Determine how many lines carry the word "this". Output that number only.

## EXTRACTED RECORDS:
+ + + + + + +

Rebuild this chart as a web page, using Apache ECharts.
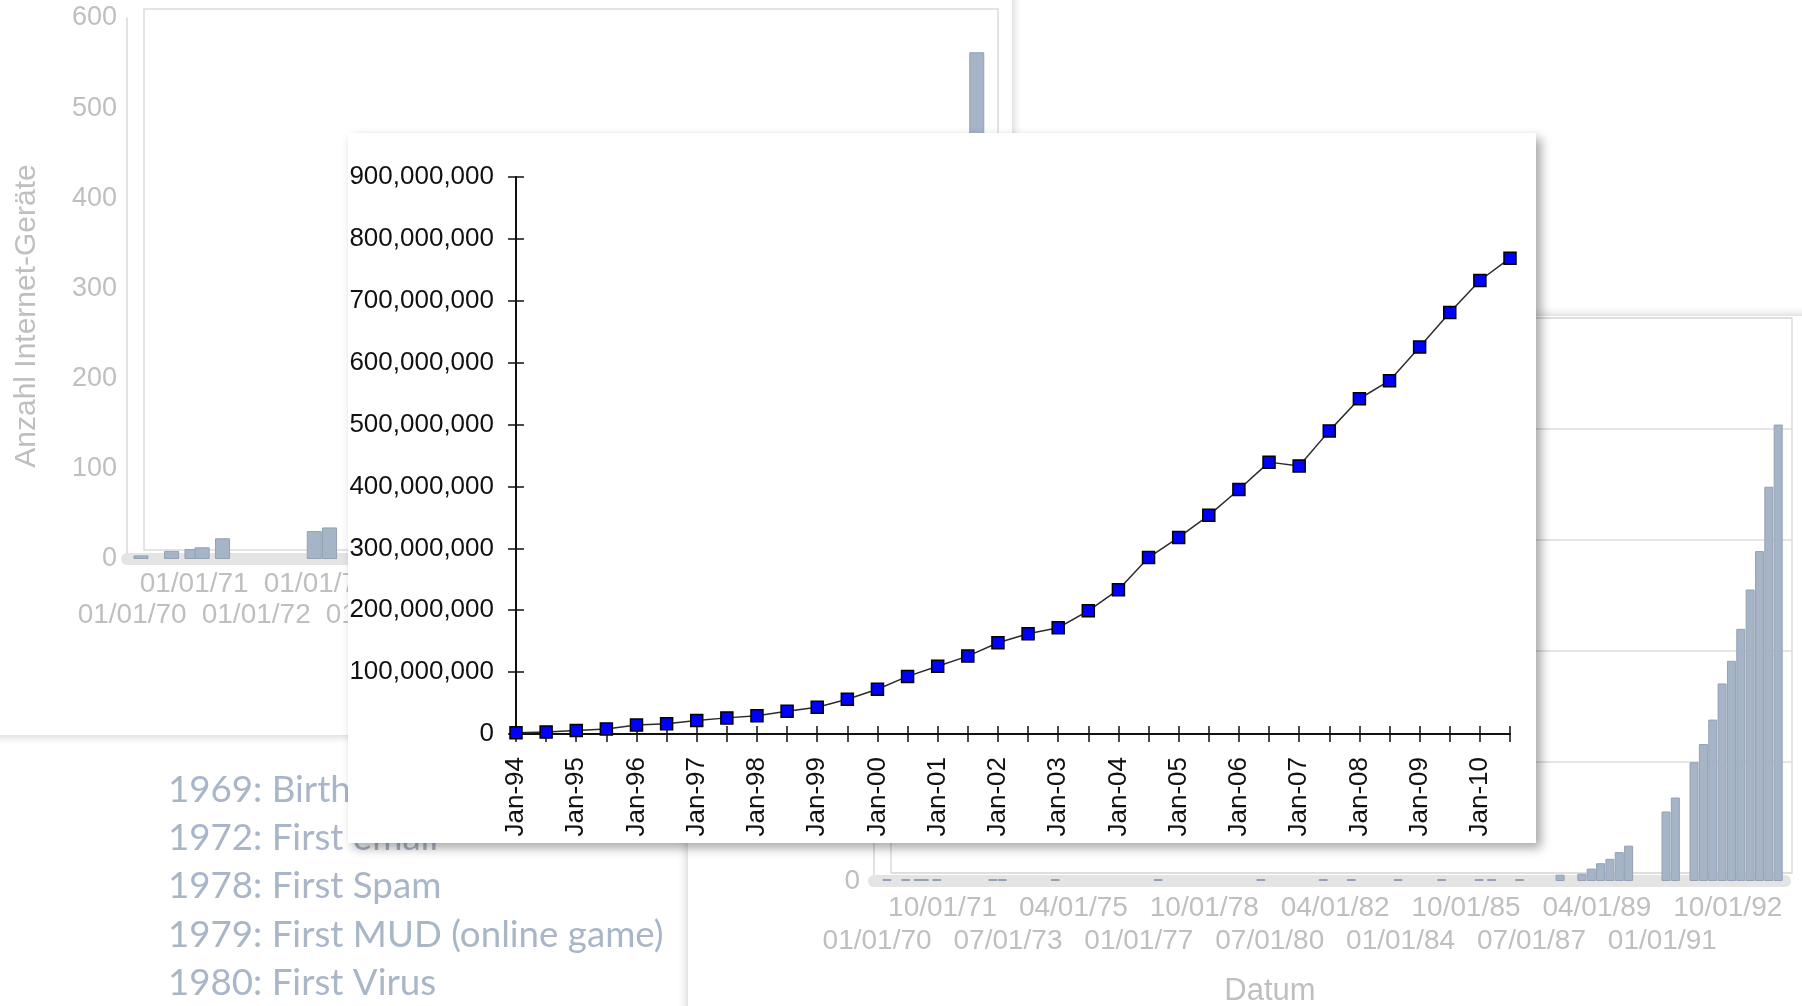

+ + + + + + +

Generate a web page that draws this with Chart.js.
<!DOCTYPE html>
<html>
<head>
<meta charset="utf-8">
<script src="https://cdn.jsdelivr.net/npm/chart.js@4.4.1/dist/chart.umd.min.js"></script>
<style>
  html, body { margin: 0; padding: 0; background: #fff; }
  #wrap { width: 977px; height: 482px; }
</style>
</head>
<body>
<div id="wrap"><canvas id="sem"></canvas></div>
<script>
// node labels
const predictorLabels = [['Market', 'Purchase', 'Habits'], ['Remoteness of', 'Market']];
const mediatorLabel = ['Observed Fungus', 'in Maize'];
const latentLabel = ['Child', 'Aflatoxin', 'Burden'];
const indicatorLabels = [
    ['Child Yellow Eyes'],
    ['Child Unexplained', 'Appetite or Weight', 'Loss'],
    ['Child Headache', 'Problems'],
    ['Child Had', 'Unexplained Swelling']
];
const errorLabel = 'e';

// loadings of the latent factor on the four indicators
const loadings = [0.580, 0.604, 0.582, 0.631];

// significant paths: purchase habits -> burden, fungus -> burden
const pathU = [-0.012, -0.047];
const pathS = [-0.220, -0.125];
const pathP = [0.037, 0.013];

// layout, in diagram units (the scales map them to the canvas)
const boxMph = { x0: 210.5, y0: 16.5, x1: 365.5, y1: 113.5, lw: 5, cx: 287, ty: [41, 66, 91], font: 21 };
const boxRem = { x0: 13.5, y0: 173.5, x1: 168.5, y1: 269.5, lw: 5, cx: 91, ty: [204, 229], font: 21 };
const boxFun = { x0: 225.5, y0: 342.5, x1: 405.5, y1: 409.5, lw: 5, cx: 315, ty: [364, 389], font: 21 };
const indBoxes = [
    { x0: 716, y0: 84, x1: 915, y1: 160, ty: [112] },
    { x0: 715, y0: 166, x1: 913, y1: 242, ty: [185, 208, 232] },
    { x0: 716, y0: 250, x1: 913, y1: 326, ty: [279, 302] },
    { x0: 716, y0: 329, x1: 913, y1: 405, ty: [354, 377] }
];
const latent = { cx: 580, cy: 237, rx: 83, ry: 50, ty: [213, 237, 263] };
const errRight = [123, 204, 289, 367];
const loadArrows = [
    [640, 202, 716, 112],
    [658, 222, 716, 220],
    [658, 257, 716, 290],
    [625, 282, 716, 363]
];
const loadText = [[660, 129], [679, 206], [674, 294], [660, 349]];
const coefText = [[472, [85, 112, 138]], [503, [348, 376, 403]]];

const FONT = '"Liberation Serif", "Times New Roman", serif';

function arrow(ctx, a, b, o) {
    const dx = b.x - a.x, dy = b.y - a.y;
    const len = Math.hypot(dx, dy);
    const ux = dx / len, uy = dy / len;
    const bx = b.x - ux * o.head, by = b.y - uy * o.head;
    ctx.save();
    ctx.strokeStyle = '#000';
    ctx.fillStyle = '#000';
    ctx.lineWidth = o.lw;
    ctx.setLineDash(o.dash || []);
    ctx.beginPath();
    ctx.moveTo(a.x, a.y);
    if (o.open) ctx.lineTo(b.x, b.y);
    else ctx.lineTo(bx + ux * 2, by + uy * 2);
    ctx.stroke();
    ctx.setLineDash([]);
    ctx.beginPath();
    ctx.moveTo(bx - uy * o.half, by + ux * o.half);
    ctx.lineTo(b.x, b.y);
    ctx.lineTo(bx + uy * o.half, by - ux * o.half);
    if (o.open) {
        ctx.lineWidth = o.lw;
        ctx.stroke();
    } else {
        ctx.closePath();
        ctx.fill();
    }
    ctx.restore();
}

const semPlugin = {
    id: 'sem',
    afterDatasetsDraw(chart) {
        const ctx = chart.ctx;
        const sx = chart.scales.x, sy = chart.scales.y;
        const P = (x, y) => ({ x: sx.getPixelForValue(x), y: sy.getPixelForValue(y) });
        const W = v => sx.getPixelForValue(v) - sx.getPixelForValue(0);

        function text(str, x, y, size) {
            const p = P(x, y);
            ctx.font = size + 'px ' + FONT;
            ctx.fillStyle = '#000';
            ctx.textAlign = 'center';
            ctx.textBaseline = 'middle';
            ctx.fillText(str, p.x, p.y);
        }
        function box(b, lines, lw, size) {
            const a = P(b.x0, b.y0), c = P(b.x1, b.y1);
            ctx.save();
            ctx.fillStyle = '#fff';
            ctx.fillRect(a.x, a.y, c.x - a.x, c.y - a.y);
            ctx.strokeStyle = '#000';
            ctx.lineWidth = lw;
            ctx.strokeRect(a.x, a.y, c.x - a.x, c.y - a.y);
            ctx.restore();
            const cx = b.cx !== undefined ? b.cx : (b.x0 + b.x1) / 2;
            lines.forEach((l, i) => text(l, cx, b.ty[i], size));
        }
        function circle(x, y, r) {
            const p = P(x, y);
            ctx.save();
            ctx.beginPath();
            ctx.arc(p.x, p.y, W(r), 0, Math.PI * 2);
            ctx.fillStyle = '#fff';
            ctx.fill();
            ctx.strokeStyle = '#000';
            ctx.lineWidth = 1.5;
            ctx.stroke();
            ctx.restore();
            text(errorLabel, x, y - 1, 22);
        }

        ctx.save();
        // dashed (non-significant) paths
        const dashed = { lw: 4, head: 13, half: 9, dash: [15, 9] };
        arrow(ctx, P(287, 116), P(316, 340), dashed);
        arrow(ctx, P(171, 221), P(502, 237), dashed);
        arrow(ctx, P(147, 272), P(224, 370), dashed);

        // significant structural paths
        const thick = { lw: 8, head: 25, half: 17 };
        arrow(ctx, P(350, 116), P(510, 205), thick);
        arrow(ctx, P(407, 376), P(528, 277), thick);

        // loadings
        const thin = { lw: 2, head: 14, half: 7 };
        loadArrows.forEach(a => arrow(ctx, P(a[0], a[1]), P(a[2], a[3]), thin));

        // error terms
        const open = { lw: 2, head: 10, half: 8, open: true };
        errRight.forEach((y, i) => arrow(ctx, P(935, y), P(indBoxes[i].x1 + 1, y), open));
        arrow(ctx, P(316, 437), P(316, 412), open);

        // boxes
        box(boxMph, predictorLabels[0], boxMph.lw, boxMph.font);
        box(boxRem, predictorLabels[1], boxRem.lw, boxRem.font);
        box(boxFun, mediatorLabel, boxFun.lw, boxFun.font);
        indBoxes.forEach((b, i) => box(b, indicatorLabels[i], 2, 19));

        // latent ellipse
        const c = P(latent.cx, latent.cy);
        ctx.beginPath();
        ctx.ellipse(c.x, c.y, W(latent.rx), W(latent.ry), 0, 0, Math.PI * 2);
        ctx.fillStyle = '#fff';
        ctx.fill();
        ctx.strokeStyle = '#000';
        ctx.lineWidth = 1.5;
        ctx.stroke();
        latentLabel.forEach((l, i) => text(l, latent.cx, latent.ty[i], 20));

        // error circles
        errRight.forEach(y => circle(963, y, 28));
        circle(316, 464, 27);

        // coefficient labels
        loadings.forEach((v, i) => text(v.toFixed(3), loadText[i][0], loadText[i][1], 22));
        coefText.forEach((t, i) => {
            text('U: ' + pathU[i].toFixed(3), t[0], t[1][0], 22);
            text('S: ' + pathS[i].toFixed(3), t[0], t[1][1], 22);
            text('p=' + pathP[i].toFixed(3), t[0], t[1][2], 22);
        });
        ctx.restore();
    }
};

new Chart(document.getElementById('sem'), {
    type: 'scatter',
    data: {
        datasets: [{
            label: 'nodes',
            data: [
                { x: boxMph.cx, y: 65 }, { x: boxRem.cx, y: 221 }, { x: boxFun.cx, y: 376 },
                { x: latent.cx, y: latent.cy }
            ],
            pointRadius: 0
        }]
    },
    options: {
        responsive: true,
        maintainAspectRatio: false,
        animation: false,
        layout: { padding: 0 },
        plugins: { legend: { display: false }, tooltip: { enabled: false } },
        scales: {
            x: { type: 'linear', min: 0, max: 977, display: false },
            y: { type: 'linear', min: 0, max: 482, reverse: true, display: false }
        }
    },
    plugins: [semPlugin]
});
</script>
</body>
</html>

+ + + + + + +

## REPLY TO THE TASK:
2